Efficiency vs Hard Work

Interesting piece here in the NYT — Japan Squeezes to Get the Most of Costly Fuel:

Even though Japan is already among the most frugal countries in the world, the government
recently introduced a national campaign, urging the Japanese to replace their older appliances
and buy hybrid vehicles, all part of a patriotic effort to save energy and fight global warming.

Man, these guys just never stop with the efficiency thing, ya know? My goodness. How far can they go with all this? Very far. I’ll tell ya, I’ve gotten quite a lesson in Japanese efficiency the last couple of years from my wife — who is Japanese, of course, and pretty traditional at that. Every day I’m absolutely amazed by this phenomenon and how deeply it pervades Japanese thought. I need to learn this because for my entire life I’ve made up for my lack of efficiency with hard work and long hours — a strategy that my five week-old just blew clean out of the water with laser beam precision. And some  loud, prolonged screaming, too. She’s already pretty efficient, actually.

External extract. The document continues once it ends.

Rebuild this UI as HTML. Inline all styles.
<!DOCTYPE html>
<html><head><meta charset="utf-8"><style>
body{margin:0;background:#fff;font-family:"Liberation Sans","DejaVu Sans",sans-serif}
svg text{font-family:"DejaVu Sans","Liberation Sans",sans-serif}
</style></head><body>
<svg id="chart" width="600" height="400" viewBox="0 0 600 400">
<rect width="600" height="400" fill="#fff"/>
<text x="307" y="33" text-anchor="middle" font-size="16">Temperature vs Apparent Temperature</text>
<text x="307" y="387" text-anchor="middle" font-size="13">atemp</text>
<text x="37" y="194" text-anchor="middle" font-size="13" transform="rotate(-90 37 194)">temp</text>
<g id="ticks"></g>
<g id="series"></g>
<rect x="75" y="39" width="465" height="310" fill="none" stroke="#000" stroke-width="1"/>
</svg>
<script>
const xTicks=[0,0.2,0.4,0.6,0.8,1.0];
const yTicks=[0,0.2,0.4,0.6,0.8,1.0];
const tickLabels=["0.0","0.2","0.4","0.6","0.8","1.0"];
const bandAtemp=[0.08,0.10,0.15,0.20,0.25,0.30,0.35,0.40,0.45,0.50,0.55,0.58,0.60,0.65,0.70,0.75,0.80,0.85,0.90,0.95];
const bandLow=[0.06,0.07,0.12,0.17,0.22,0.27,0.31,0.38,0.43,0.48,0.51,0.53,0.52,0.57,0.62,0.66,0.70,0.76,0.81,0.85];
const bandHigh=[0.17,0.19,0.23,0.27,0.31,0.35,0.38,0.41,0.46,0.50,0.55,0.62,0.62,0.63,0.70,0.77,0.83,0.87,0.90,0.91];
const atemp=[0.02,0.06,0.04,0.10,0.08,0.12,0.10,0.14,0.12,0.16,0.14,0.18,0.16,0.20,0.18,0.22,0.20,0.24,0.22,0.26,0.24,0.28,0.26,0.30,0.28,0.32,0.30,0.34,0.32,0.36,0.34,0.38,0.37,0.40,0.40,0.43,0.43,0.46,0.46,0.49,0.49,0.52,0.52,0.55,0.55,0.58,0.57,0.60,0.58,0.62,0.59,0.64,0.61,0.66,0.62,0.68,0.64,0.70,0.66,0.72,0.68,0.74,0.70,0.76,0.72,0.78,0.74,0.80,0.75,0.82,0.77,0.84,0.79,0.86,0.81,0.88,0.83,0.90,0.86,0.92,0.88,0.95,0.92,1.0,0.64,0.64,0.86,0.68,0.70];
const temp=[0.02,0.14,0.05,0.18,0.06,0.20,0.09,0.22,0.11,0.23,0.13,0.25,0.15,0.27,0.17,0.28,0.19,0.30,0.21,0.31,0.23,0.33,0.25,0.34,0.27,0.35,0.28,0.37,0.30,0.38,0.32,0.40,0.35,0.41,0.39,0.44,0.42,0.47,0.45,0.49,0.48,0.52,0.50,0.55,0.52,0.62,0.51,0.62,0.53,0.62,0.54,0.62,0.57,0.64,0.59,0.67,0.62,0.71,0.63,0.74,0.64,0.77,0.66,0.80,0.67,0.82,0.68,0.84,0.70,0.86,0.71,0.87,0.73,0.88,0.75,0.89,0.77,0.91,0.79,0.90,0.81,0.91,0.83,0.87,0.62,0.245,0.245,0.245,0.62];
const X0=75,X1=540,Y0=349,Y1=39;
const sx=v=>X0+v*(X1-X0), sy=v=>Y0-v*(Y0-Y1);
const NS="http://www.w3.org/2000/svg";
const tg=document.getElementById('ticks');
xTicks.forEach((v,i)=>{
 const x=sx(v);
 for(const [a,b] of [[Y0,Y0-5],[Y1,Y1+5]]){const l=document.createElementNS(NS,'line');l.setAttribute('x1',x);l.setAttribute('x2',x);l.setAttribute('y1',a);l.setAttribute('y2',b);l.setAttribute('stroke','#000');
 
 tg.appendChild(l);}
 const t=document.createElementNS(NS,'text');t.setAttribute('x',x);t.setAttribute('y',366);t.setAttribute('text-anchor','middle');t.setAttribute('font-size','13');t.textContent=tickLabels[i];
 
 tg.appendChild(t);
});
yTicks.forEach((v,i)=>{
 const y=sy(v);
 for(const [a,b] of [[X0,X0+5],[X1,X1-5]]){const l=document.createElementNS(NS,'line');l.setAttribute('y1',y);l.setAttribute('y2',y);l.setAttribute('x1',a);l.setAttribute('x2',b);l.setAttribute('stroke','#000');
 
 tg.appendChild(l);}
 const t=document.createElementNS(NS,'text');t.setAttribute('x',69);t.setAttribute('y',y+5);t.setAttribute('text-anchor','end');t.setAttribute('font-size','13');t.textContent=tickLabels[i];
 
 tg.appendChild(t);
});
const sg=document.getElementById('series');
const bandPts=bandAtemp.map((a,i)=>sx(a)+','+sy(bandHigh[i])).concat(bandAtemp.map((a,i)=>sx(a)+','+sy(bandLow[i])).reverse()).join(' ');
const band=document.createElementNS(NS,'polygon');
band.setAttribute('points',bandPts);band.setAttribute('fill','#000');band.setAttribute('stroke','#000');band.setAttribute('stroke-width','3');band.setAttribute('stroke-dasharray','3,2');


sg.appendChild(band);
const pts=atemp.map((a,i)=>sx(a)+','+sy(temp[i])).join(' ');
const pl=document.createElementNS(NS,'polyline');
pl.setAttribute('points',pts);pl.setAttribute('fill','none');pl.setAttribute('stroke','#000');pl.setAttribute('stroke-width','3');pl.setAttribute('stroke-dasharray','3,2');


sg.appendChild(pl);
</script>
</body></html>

So, efficiency good … hard work and long hours bad. That’s my new sutra, and I repeat it all day every day. And I’m already improving. Hey, you should see me swaddle! I think about this stuff — yes, swaddling — when I’m wasting energy on some idiotic, time-sucking thing that I simply never saw before. What a perspective change I’m going through. And work at Sun looks very, very different to me now. I can’t believe how much time I waste every day on things that simply don’t matter. Not even for cheap appearance purposes, too. Just pure waste. Dumb. Big changes already in the works. How far am I going to take this? Very far.


2 thoughts on “Efficiency vs Hard Work

  1. The real contrast is between efficiency and effectiveness. Effectiveness is about resonance with one’s purpose. Efficiency is about optimal expenditure of resources for a given task. Whether that tasks resonates with one’s purpose is a different issue. So, I wonder whether you’re confusing these two things—efficiency and effectiveness, or could it be that Asian’s are simply better in getting a grip on better purposes? Just wondering (perhaps, because, I think hard work can never be bad but I agree it can be a waste).


  2. Will you start bicycling to the job?
    I’m working on a ‘global’ (metro) bicycle design.
    Just finished an efficient motor vehicle project for a ‘known’ American company, expect production ware later this year.
    Did you think I only work on innovative IT products? LIMITING!